Denkbar ist als erster Schritt unter Einbeziehung der Deutschen Bundesbahn (DB) eine Strecke vom Bahnhof in Siegen nach Deuz und Werthenbach. Stadtbahnzüge könnten über die DB-Strecke von Siegen nach Weidenau und dann über die Gleise der ehemaligen Kleinbahn Weidenau-Deuz (KWD) rollen. Bis auf die Fahrleitung im Bereich der KWD sind sämtliche Anlagen vorhanden! Die Stadtbahn kann den Anschluß an die in Weidenau ankommenden InterRegio Züge der DB herstellen, so daß sich der Betriebsaufwand für die DB verringert. Von Weidenau aus sollte die Stadtbahn auf einem weiteren Streckenast Kreuztal bedienen. Dies ist ohne Strassenbenutzung nicht möglich. Bedenkt man aber, wieviel Raum inzwischen für den Strassenverkehr durch die Hüttentalstrasse zur Verfügung steht, so sollte genügend Platz in der Mitte der Bundesstrasse für zumindest für ein Bahngleis reserviert werden können. Dabei könnte sogar wie in Braunschweig ein Gleis in einem Rasenstreifen verlegt werden. Vom Bahnhof Siegen aus sei weiterhin eine Verbindung nach Eiserfeld empfohlen, die bis zum Bahnhof Eintracht den Anschluß der ESE benutzt und dann an der Sieg entlang bis Eiserfeld Ortsmitte geführt werden kann. In der Rinsenau könnte in Ergänzung zur VWS-Bushalle ein Depot für die Bahnfahrzeuge angelegt werden. Ab Eiserfeld könnte die Bahn der alten Linienführung folgend Eisern erreichen-hier gab es bereits früher auf Teilstücken ein eigenes Gleisbett. Vorstellbar ist auch die Erweiterung zu einer Ringlinie, die über Wilnsdorf-Dielfen-Kaan nach Siegen zurückführt. Diese Linie könnte zu einem Teil wiederum DB-Gleise benutzen, zumindest ab Kaan durch den Giersbergtunnel nach Siegen-Bahnhof.
Der Raum für zusätzliche Strassenanlagen kann gerade in Siegen nicht beliebig vermehrt werden und man hat sehr oft den Eindruck, daß des Guten schon zuviel getan wurde.
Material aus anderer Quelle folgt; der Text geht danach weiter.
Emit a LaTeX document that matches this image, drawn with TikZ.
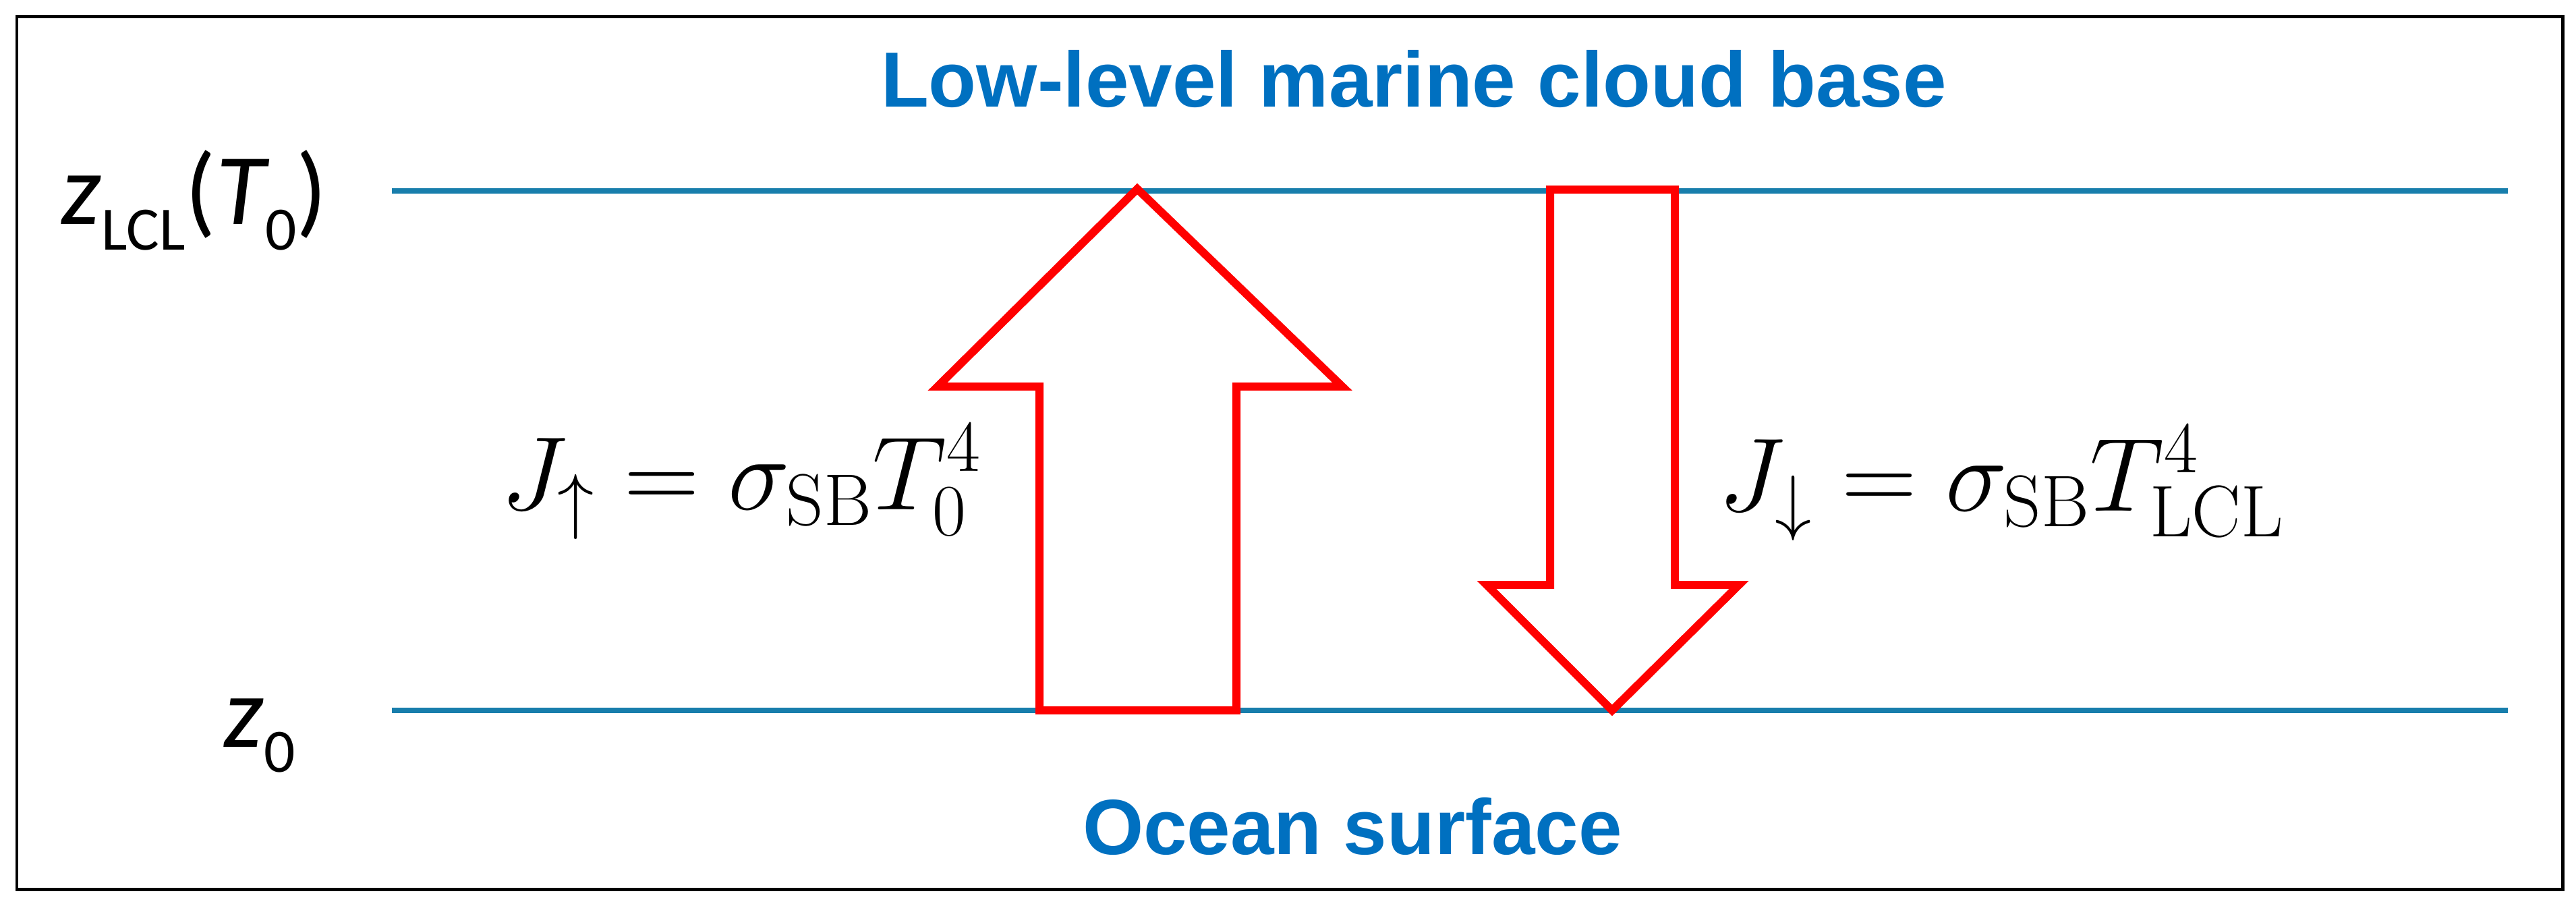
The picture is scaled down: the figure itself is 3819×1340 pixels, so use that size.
\documentclass[tikz,border=0pt]{standalone}
\usepackage{fix-cm}
\usepackage{amsmath}
\usepackage{fontspec}
\setsansfont{Liberation Sans}
\newfontfamily\calib{Carlito}
\usepackage{tikz}

\definecolor{levelblue}{RGB}{24,126,172}
\definecolor{textblue}{RGB}{0,112,192}

% low subscript for the height labels
\newcommand{\lowsub}[1]{\raisebox{-0.25em}{\fontsize{26}{26}\selectfont\upshape #1}}

\begin{document}
\begin{tikzpicture}[x=0.01cm, y=-0.01cm,
    level/.style={line width=2.1pt, levelblue},
    flux/.style={line width=3.4pt, red, line join=miter, fill=white},
    title/.style={font=\sffamily\bfseries\fontsize{33}{38}\selectfont, text=textblue, inner sep=0pt, anchor=base},
    height/.style={font=\calib\itshape\fontsize{42.7}{48}\selectfont, inner sep=0pt, anchor=base west},
    eqn/.style={font=\fontsize{44}{50}\selectfont, inner sep=0pt, anchor=base west}]
    \useasboundingbox (0,0) rectangle (3819,1340);

    % Outer frame
    \draw[line width=1.42pt] (25,25) rectangle (3799,1318);

    % Cloud base and ocean surface levels
    \coordinate (lclW) at (581,283);
    \coordinate (lclE) at (3718,283);
    \coordinate (seaW) at (581,1053);
    \coordinate (seaE) at (3718,1053);
    \draw[level] (lclW) -- (lclE);
    \draw[level] (seaW) -- (seaE);

    % Labels for the levels
    \node[title] (cloud) at (2096,159) {Low-level marine cloud base};
    \node[title] (ocean) at (2005,1266) {Ocean surface};
    \node[height] (zlcl) at (90,333) {z\lowsub{LCL}\upshape(\itshape T\lowsub{0}\upshape)};
    \node[height] (zsea) at (331,1107) {z\lowsub{0}};

    % Upward flux arrow
    \draw[flux] (1686,280) -- (1990,573) -- (1833,573) -- (1833,1053)
        -- (1541,1053) -- (1541,573) -- (1390,573) -- cycle;

    % Downward flux arrow
    \draw[flux] (2298,281) -- (2483,281) -- (2483,867) -- (2578,867)
        -- (2390,1053) -- (2204,867) -- (2298,867) -- cycle;

    % Flux expressions
    \node[eqn] (jup) at (742,755) {$J_\uparrow = \sigma_{\mathrm{SB}}T_0^4$};
    \node[eqn] (jdown) at (2547,757) {$J_\downarrow = \sigma_{\mathrm{SB}}T_{\mathrm{LCL}}^4$};
\end{tikzpicture}
\end{document}
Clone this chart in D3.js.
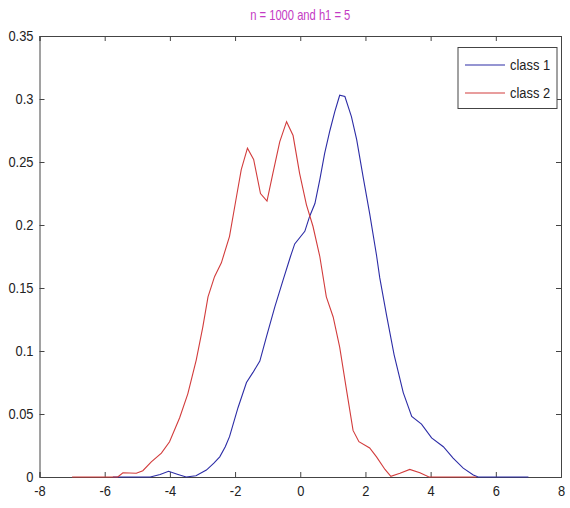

Wer heute zum Beispiel die Koblenzer Strasse in Höhe der Siegerlandhalle und die Autoschlangen darauf betrachtet, erfährt eindrücklich, was mit eingeschränkter Lebensqualität der dort lebenden Bürger und auch der festsitzenden Autofahrer gemeint ist. Hier wird unnötig Lärm und Schmutz produziert und Zeit verschwendet. Das muß auch die Siegener Stadtväter bewegen, nach buchstäblich anderen Wegen als den bislang üblichen zu suchen. Für die Verwirklichung eines Vorhabens, wie es hier dargelegt ist, stehen EG-Gelder zur Verfügung, Buslinien können eingestellt (!) und Gelder für den Strassen- und Parkplatzbau eingespart werden. Deshalb ist die Anregung zur (Wieder-) Einführung der Stadtbahn in Siegen auch in finanzieller Hinsicht so utopisch nicht, wie sie sich zugegebenermaßen auf den ersten Blick liest. Ein genaueres Abwägen des Vorschlags durch die Stadt Siegen und den Kreis aber könnte lohnen und zu einer besseren und attraktiven Verkehrstruktur in Zukunft führen!